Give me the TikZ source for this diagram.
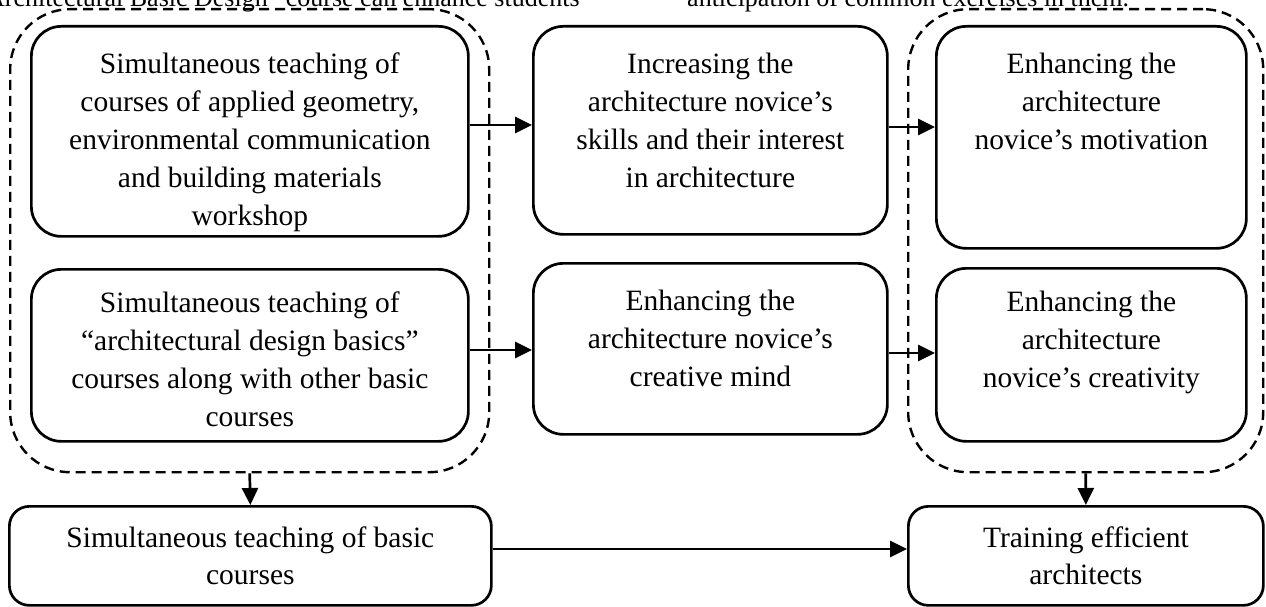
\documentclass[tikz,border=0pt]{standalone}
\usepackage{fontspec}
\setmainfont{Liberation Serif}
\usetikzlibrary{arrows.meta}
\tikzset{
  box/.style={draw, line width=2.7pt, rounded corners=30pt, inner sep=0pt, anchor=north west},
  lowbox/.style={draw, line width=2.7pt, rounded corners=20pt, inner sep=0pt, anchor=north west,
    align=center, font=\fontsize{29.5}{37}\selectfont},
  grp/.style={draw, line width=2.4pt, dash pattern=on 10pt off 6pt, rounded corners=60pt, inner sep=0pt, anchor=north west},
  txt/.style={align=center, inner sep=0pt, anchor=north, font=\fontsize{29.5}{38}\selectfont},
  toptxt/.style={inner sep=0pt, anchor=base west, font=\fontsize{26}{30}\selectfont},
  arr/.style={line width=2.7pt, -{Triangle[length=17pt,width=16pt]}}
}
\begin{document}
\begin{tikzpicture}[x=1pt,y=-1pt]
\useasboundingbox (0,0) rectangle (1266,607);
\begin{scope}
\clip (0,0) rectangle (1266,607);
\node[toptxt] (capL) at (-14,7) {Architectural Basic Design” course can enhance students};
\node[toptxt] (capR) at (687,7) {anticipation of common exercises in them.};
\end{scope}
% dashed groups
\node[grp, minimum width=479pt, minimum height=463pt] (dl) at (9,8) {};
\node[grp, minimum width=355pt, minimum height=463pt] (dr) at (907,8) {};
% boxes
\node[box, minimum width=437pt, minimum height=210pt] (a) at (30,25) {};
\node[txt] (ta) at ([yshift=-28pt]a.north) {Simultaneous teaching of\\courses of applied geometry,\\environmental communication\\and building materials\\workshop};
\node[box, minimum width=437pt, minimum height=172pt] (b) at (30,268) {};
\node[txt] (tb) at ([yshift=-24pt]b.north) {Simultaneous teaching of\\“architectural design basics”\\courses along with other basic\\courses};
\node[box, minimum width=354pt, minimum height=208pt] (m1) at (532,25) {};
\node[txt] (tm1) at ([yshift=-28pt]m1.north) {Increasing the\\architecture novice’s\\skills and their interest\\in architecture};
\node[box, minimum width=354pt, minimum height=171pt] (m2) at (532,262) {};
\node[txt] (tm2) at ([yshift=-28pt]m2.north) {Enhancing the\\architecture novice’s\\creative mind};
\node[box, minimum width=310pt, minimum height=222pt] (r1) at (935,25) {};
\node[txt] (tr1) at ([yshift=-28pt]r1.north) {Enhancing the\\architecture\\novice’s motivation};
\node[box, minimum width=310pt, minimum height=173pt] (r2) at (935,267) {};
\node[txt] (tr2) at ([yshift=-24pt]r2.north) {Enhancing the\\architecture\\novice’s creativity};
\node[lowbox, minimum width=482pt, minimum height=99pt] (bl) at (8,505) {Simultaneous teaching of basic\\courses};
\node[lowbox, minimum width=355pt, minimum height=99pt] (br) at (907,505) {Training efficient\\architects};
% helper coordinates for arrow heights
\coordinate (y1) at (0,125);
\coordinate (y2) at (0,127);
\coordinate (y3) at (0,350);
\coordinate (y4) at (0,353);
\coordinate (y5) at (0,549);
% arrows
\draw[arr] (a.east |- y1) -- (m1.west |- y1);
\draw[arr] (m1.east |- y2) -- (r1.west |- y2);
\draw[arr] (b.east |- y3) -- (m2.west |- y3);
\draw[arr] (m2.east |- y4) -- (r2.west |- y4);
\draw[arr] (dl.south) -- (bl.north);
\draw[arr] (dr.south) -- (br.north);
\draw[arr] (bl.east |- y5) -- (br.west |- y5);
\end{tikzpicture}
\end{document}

----

» **CHALLENGE**
Reproduce every line precisely as given, omitting all pictures.

» **THE SOLUTION**
Give me the TikZ source for this diagram.
\documentclass[tikz,border=0pt]{standalone}
\usepackage{fontspec}
\setmainfont{Liberation Serif}
\usetikzlibrary{arrows.meta}
\tikzset{
  box/.style={draw, line width=2.7pt, rounded corners=30pt, inner sep=0pt, anchor=north west},
  lowbox/.style={draw, line width=2.7pt, rounded corners=20pt, inner sep=0pt, anchor=north west,
    align=center, font=\fontsize{29.5}{37}\selectfont},
  grp/.style={draw, line width=2.4pt, dash pattern=on 10pt off 6pt, rounded corners=60pt, inner sep=0pt, anchor=north west},
  txt/.style={align=center, inner sep=0pt, anchor=north, font=\fontsize{29.5}{38}\selectfont},
  toptxt/.style={inner sep=0pt, anchor=base west, font=\fontsize{26}{30}\selectfont},
  arr/.style={line width=2.7pt, -{Triangle[length=17pt,width=16pt]}}
}
\begin{document}
\begin{tikzpicture}[x=1pt,y=-1pt]
\useasboundingbox (0,0) rectangle (1266,607);
\begin{scope}
\clip (0,0) rectangle (1266,607);
\node[toptxt] (capL) at (-14,7) {Architectural Basic Design” course can enhance students};
\node[toptxt] (capR) at (687,7) {anticipation of common exercises in them.};
\end{scope}
% dashed groups
\node[grp, minimum width=479pt, minimum height=463pt] (dl) at (9,8) {};
\node[grp, minimum width=355pt, minimum height=463pt] (dr) at (907,8) {};
% boxes
\node[box, minimum width=437pt, minimum height=210pt] (a) at (30,25) {};
\node[txt] (ta) at ([yshift=-28pt]a.north) {Simultaneous teaching of\\courses of applied geometry,\\environmental communication\\and building materials\\workshop};
\node[box, minimum width=437pt, minimum height=172pt] (b) at (30,268) {};
\node[txt] (tb) at ([yshift=-24pt]b.north) {Simultaneous teaching of\\“architectural design basics”\\courses along with other basic\\courses};
\node[box, minimum width=354pt, minimum height=208pt] (m1) at (532,25) {};
\node[txt] (tm1) at ([yshift=-28pt]m1.north) {Increasing the\\architecture novice’s\\skills and their interest\\in architecture};
\node[box, minimum width=354pt, minimum height=171pt] (m2) at (532,262) {};
\node[txt] (tm2) at ([yshift=-28pt]m2.north) {Enhancing the\\architecture novice’s\\creative mind};
\node[box, minimum width=310pt, minimum height=222pt] (r1) at (935,25) {};
\node[txt] (tr1) at ([yshift=-28pt]r1.north) {Enhancing the\\architecture\\novice’s motivation};
\node[box, minimum width=310pt, minimum height=173pt] (r2) at (935,267) {};
\node[txt] (tr2) at ([yshift=-24pt]r2.north) {Enhancing the\\architecture\\novice’s creativity};
\node[lowbox, minimum width=482pt, minimum height=99pt] (bl) at (8,505) {Simultaneous teaching of basic\\courses};
\node[lowbox, minimum width=355pt, minimum height=99pt] (br) at (907,505) {Training efficient\\architects};
% helper coordinates for arrow heights
\coordinate (y1) at (0,125);
\coordinate (y2) at (0,127);
\coordinate (y3) at (0,350);
\coordinate (y4) at (0,353);
\coordinate (y5) at (0,549);
% arrows
\draw[arr] (a.east |- y1) -- (m1.west |- y1);
\draw[arr] (m1.east |- y2) -- (r1.west |- y2);
\draw[arr] (b.east |- y3) -- (m2.west |- y3);
\draw[arr] (m2.east |- y4) -- (r2.west |- y4);
\draw[arr] (dl.south) -- (bl.north);
\draw[arr] (dr.south) -- (br.north);
\draw[arr] (bl.east |- y5) -- (br.west |- y5);
\end{tikzpicture}
\end{document}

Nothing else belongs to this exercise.